A continuidade do modelo de arrasamento dos últimos quatro governos neoliberais precisa da utilização da força para proteger interesses económicos ou para tentar transformá-los. É para esse esquema de dominação autoritária e classista que os grupos paramilitares se tornam funcionais. Sua tarefa é conseguir, mediante a violência, a deslocação forçada das bases de apoio zapatistas para propiciar uma re-latifundização do território. Se o plano de desterritorialização avançar, a "privatização" da segurança e o consequente domínio paramilitar redundará numa reconcentração da terra em poucas mãos. Assim, trata-se, a rigor, de uma contra reforma agrária violenta a favor de grupos transnacionais, que exigem a "libertação" do território para submetê-lo à lógica do mercado.
As estratégias de violência institucional e para-institucional, iniciadas em 1995, são um aspecto fundamental no desenvolvimento dos planos de ocupação territorial e garantia armada dos megaprojectos concebidos para Chiapas pelo grande capital. Na dinâmica económica transnacional, a apropriação violenta do espaço e das pessoas adquire, univocamente, sua resignificação como mercadoria.
Na actualidade, nos espaços controlados pelos municípios autónomos zapatistas, afirma-se o direito à vida, ao território, à auto-determinação, à organização, à resistência popular, à identidade cultural.
Resistir é negar-se a aceitar as propostas de inclusão do seu pensamento, da sua vontade, dos seus sentidos de representação no mundo ocupado, não habitado, por perspectivas de agronegócios, obras de infraestrutura e exploração de recursos naturais. Precisamente porque a referida cultura de resistência obstrui a mercantilização da vida, os poderes reais recorrem ao sitiamento militar-paramilitar, com o apoio visível no terreno da Polícia Sectorial, da Agência Estatal de Investigação, da Agência Federal de Investigação, da Polícia Federal Preventiva, das polícias municipais e das redes de inteligência do Cisen.
A classe dominante sabe que através da força ou dos mecanismos de sedução mercantil deterioram-se e corroem-se os cimentos da identidade. Por isso, na guerra contra-insurgente em curso utilizam indígenas contra indígenas. Nesta conjuntura, os paramilitares da Opddic e da URCI estão a ser utilizador como invasores ou saqueadores. Sua acção violenta contra os zapatistas (invasões de terras, sequestros, espancamentos, incêndios de aldeias, destruição de campos de milho, roubo de milho) e a ameaça de desencadear uma nova fase do terrorismo de Estado em Chiapas servirão como mecanismos para a apropriação e legalização da terra por parte de vorazes neo-latifundiários e agro-industriais.
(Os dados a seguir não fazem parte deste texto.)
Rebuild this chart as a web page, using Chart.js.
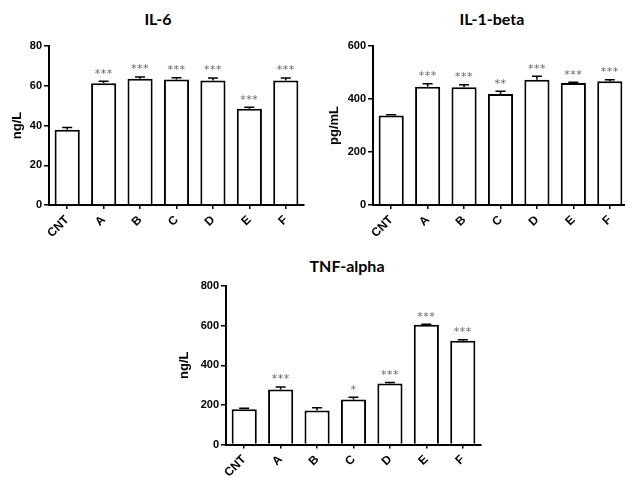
<!DOCTYPE html>
<html>
<head>
<meta charset="utf-8">
<script src="https://cdn.jsdelivr.net/npm/chart.js@4.4.1/dist/chart.umd.min.js"></script>
<style>
  html, body { margin: 0; padding: 0; background: #fff; }
  body { width: 625px; height: 478px; position: relative; overflow: hidden; }
  canvas { position: absolute; }
  .title { position: absolute; transform: translate(-50%, -50%); font: bold 16px Lato, sans-serif; color: #000; white-space: nowrap; }
</style>
</head>
<body>
<div class="title" style="left:158px;top:18px">IL-6</div>
<div class="title" style="left:492px;top:18px">IL-1-beta</div>
<div class="title" style="left:347px;top:265px">TNF-alpha</div>
<canvas id="il6Chart" width="312" height="240" style="left:0;top:0"></canvas>
<canvas id="il1Chart" width="320" height="240" style="left:310px;top:0"></canvas>
<canvas id="tnfChart" width="340" height="238" style="left:150px;top:240px"></canvas>
<script>
const categories = ['CNT', 'A', 'B', 'C', 'D', 'E', 'F'];

const il6Values = [37.8, 61.3, 63.5, 63.1, 62.6, 48.4, 62.6];
const il6Errors = [1.2, 1.0, 0.9, 0.9, 1.3, 0.8, 1.3];
const il6Stars = ['', '***', '***', '***', '***', '***', '***'];
const il6Ticks = [0, 20, 40, 60, 80];

const il1Values = [338, 446, 444, 419, 473, 460, 467];
const il1Errors = [3, 12, 10, 10, 13, 3, 6];
const il1Stars = ['', '***', '***', '**', '***', '***', '***'];
const il1Ticks = [0, 200, 400, 600];

const tnfValues = [178, 278, 172, 227, 308, 604, 524];
const tnfErrors = [5, 12, 14, 11, 5, 3, 5];
const tnfStars = ['', '***', '', '*', '***', '***', '***'];
const tnfTicks = [0, 200, 400, 600, 800];

const yTickFont = { family: 'Liberation Sans', weight: 'bold', size: 11 };
const xTickFont = { family: 'Liberation Sans', weight: 'bold', size: 12 };

// error bars (upper whisker only) and significance stars
const errorBarPlugin = {
  id: 'errorBars',
  afterDatasetsDraw(chart) {
    const ctx = chart.ctx;
    const y = chart.scales.y;
    const ds = chart.data.datasets[0];
    const meta = chart.getDatasetMeta(0);
    ctx.save();
    meta.data.forEach((bar, i) => {
      const yBar = y.getPixelForValue(ds.data[i]);
      const yTop = y.getPixelForValue(ds.data[i] + ds.errors[i]);
      ctx.strokeStyle = '#000';
      ctx.lineWidth = 1.5;
      ctx.beginPath();
      ctx.moveTo(bar.x, yBar);
      ctx.lineTo(bar.x, yTop);
      ctx.moveTo(bar.x - 5, yTop);
      ctx.lineTo(bar.x + 5, yTop);
      ctx.stroke();
      if (ds.stars[i]) {
        ctx.fillStyle = '#666';
        ctx.font = '11px "DejaVu Sans"';
        ctx.letterSpacing = '0.5px';
        ctx.textAlign = 'center';
        ctx.textBaseline = 'bottom';
        ctx.fillText(ds.stars[i], bar.x, yTop - 2);
      }
    });
    ctx.restore();
  }
};

function makePanel(id, unit, values, errors, stars, ticks, yWidth, titlePad, padRight, xHeight) {
  return new Chart(document.getElementById(id).getContext('2d'), {
    type: 'bar',
    data: {
      labels: categories,
      datasets: [
        {
          data: values,
          errors: errors,
          stars: stars,
          backgroundColor: '#fff',
          borderColor: '#000',
          borderWidth: 2,
          barPercentage: 0.69,
          categoryPercentage: 1
        }
      ]
    },
    options: {
      responsive: false,
      animation: false,
      layout: { padding: { top: 46, right: padRight, left: 0, bottom: 0 } },
      plugins: {
        legend: { display: false },
        tooltip: { enabled: false }
      },
      scales: {
        y: {
          min: ticks[0],
          max: ticks[ticks.length - 1],
          afterBuildTicks: s => { s.ticks = ticks.map(v => ({ value: v })); },
          afterFit: s => { s.width = yWidth; },
          ticks: { color: '#000', font: yTickFont, padding: 2 },
          grid: { drawOnChartArea: false, tickLength: 5, color: '#000', lineWidth: 1.5 },
          border: { color: '#000', width: 2 },
          title: {
            display: true,
            text: unit,
            color: '#000',
            font: { family: 'Liberation Sans', weight: 'bold', size: 13 },
            padding: { top: titlePad, bottom: 0 }
          }
        },
        x: {
          afterFit: s => { s.height = xHeight; },
          ticks: { color: '#000', font: xTickFont, minRotation: 45, maxRotation: 45, autoSkip: false, padding: 4 },
          grid: { offset: false, drawOnChartArea: false, tickLength: 4, color: '#000', lineWidth: 1.5 },
          border: { color: '#000', width: 2 }
        }
      }
    },
    plugins: [errorBarPlugin]
  });
}

makePanel('il6Chart', 'ng/L', il6Values, il6Errors, il6Stars, il6Ticks, 49, 10, 8, 35);
makePanel('il1Chart', 'pg/mL', il1Values, il1Errors, il1Stars, il1Ticks, 63, 17, 2, 35);
makePanel('tnfChart', 'ng/L', tnfValues, tnfErrors, tnfStars, tnfTicks, 76, 27, 9, 33.5);
</script>
</body>
</html>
A aspiração deles é que, tal como ocorre na Colômbia sob o controle do presidente dos paramilitares, Álvaro Uribe, o círculo da desterritorialização seja encerrado com a legalização do obtido na ilegalidade, mediante a violência. A ofensiva neoliberal em Chiapas ocorre no contexto de uma violenta recomposição de forças no interior do actual Estado mafioso de dominação, assinalado pela militarização do país, pelos sinais da mão dura calderonista e pela saída às ruas de uma ultra-direita beligerante hegemonizada pelos sectores mais reaccionários da hierarquia da Igreja católica.